● Directions:
From the first line of the listing below to the line with "import matplotlib.pyplot as plt", print each line exactly, and nothing more. Leave out the pictures.

● Provided material:
►
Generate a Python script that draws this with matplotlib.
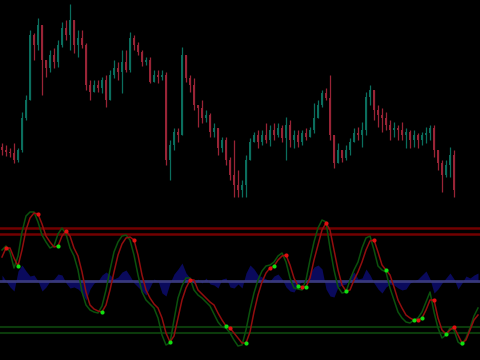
"""Candlestick chart with an oscillator panel underneath (dark terminal style)."""

import numpy as np
import matplotlib
matplotlib.use("Agg")
import matplotlib.pyplot as plt

# --- price panel (one bar every 4 px) ---
first_open = 53
closes = [50, 48, 47, 40, 50, 82, 100, 165, 155, 175, 140, 132, 145, 138, 155, 172, 165, 180, 155, 162,
          155, 115, 108, 115, 112, 120, 100, 125, 132, 128, 138, 130, 162, 155, 148, 138, 140, 118, 125, 123,
          125, 40, 55, 68, 65, 145, 122, 115, 95, 92, 82, 85, 68, 72, 52, 60, 40, 25, 15, 10,
          15, 40, 58, 65, 58, 65, 60, 70, 65, 72, 62, 75, 60, 65, 58, 67, 63, 70, 82, 95,
          107, 102, 65, 37, 50, 42, 50, 58, 67, 65, 70, 103, 110, 90, 85, 82, 75, 70, 72, 70,
          65, 68, 60, 65, 60, 65, 67, 72, 50, 37, 25, 35, 45, 10]
highs = [57, 55, 52, 57, 52, 88, 105, 170, 167, 182, 175, 140, 150, 152, 160, 178, 180, 196, 162, 170,
         170, 157, 120, 120, 120, 123, 125, 130, 140, 138, 150, 150, 168, 165, 158, 150, 143, 143, 130, 130,
         130, 128, 60, 72, 72, 153, 145, 125, 122, 95, 100, 90, 87, 77, 67, 63, 63, 43, 60, 30,
         20, 45, 62, 68, 70, 70, 77, 75, 77, 77, 75, 83, 80, 70, 70, 70, 72, 73, 97, 100,
         110, 112, 125, 65, 57, 50, 55, 62, 72, 73, 78, 108, 115, 105, 95, 92, 88, 80, 78, 75,
         78, 72, 70, 70, 67, 68, 73, 75, 75, 50, 40, 40, 53, 50]
lows = [45, 44, 43, 37, 38, 48, 80, 100, 140, 150, 105, 123, 128, 132, 133, 153, 160, 150, 147, 143,
        152, 110, 100, 108, 108, 107, 93, 118, 122, 120, 107, 128, 128, 150, 145, 134, 135, 117, 118, 117,
        120, 35, 20, 50, 58, 102, 118, 108, 90, 73, 77, 78, 63, 63, 45, 48, 35, 20, 3, 3,
        3, 3, 40, 58, 52, 55, 57, 54, 60, 63, 58, 40, 53, 52, 53, 55, 60, 63, 67, 83,
        93, 100, 60, 32, 37, 38, 40, 45, 58, 60, 53, 65, 95, 80, 73, 68, 70, 60, 63, 60,
        60, 52, 52, 53, 52, 55, 57, 60, 43, 30, 8, 23, 23, 3]

# --- oscillator panel (one sample every 4 px) ---
slow_line = [24, 33, 33, 23, 15, 31, 51, 63, 68, 67, 57, 45, 39, 34, 35, 45, 50, 45, 33, 25,
             9, -11, -24, -28, -30, -31, -24, -9, 9, 26, 37, 43, 44, 41, 26, 6, -9, -17, -23, -27,
             -37, -52, -61, -55, -37, -19, -7, 1, 1, -9, -13, -17, -21, -24, -32, -39, -45, -47, -52, -57,
             -62, -62, -51, -31, -14, -1, 8, 13, 15, 21, 25, 26, 16, 3, -5, -6, -6, 3, 21, 36,
             51, 58, 51, 31, 11, -4, -10, -9, 1, 9, 19, 31, 40, 41, 29, 16, 11, 6, -6, -19,
             -27, -34, -37, -39, -39, -37, -29, -19, -19, -37, -49, -53, -49, -46, -54, -62, -59, -49, -39, -34]
fast_line = [31, 35, 29, 13, 25, 49, 65, 69, 69, 59, 46, 39, 33, 35, 47, 53, 47, 33, 25, 11,
             -11, -24, -29, -31, -32, -25, -9, 11, 29, 39, 45, 46, 41, 26, 6, -11, -19, -23, -27, -37,
             -54, -64, -62, -39, -17, -5, 3, 3, -9, -14, -17, -21, -25, -33, -41, -46, -47, -52, -59, -65,
             -64, -49, -29, -12, 1, 10, 15, 16, 19, 25, 28, 19, 3, -7, -8, -9, 1, 21, 39, 53,
             61, 59, 33, 11, -6, -12, -11, 1, 11, 19, 33, 43, 45, 31, 15, 11, 9, -7, -19, -31,
             -37, -41, -42, -39, -37, -31, -21, -11, -31, -47, -57, -54, -47, -49, -61, -64, -57, -47, -35, -27]
histogram = [6, 0, -6, -10, 10, 16, 10, 5, 6, 0, -10, -6, 0, 2, 7, 6, -2, -7, -6, -8,
             -12, -19, -8, -2, 0, 6, 9, 6, 2, 4, 9, 11, 5, -2, -6, -10, -14, -6, 2, 0,
             -12, -15, -2, 7, 12, 18, 8, 3, -3, 2, -2, 3, -3, -4, -7, 2, 3, -6, -7, -3,
             -7, 8, 16, 12, 6, 4, 2, 0, 5, 7, 2, -6, -10, -11, -4, 0, -2, 8, 14, 16,
             12, -8, -15, -16, -6, -4, -3, 5, 9, 2, 3, 12, 6, -2, -8, -12, -6, -3, -4, -7,
             -9, -8, -2, 0, 2, 6, 10, 2, -12, -8, -2, 3, 8, 2, -8, -2, 5, 3, 6, 8]
sell_signals = [1, 9, 16, 33, 47, 57, 67, 71, 75, 81, 93, 104, 108, 113]
buy_signals = [4, 14, 25, 42, 56, 61, 68, 74, 76, 86, 96, 103, 105, 111, 115]
upper_levels = [53, 47]
lower_levels = [-46, -52]

BULL = "#0b6e5e"
BEAR = "#992436"

fig = plt.figure(figsize=(4.8, 3.6), dpi=100, facecolor="black")
ax_price = fig.add_axes([0, 1 - 200 / 360, 1, 200 / 360])
ax_osc = fig.add_axes([0, 0, 1, 160 / 360])

# candles
opens = [first_open] + closes[:-1]
xb = 2 + 4 * np.arange(len(closes))
for x, o, c, h, l in zip(xb, opens, closes, highs, lows):
    col = BULL if c >= o else BEAR
    ax_price.vlines(x, min(l, o, c), max(h, o, c), color=col, lw=0.9)
    ax_price.bar(x, max(abs(c - o), 1), bottom=min(o, c), width=1.7, color=col, linewidth=0)
ax_price.set_xlim(0, 480)
ax_price.set_ylim(0, 200)

# oscillator
xo = 2 + 4 * np.arange(len(slow_line))
ax_osc.fill_between(xo, 0, histogram, color="#0a0a5c", linewidth=0, zorder=1)
ax_osc.axhline(0, color="#3e3e84", lw=2, alpha=0.9, zorder=2)
for lvl in upper_levels:
    ax_osc.axhline(lvl, color="#720000", lw=1.8, zorder=2)
for lvl in lower_levels:
    ax_osc.axhline(lvl, color="#0b3a0b", lw=1.5, zorder=2)
ax_osc.plot(xo, fast_line, color="#0b520d", lw=1.1, zorder=3)
ax_osc.plot(xo, slow_line, color="#920e0e", lw=1.1, zorder=4)
slow = np.array(slow_line)
ax_osc.scatter(xo[sell_signals], slow[sell_signals], s=9, color="#e01010", zorder=5, linewidths=0)
ax_osc.scatter(xo[buy_signals], slow[buy_signals], s=9, color="#10e010", zorder=5, linewidths=0)
ax_osc.set_xlim(0, 480)
ax_osc.set_ylim(-79, 81)

for ax in (ax_price, ax_osc):
    ax.set_facecolor("black")
    ax.axis("off")

fig.savefig("out.png", dpi=100, facecolor="black")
◄
● Output below:
Generate a Python script that draws this with matplotlib.
"""Candlestick chart with an oscillator panel underneath (dark terminal style)."""

import numpy as np
import matplotlib
matplotlib.use("Agg")
import matplotlib.pyplot as plt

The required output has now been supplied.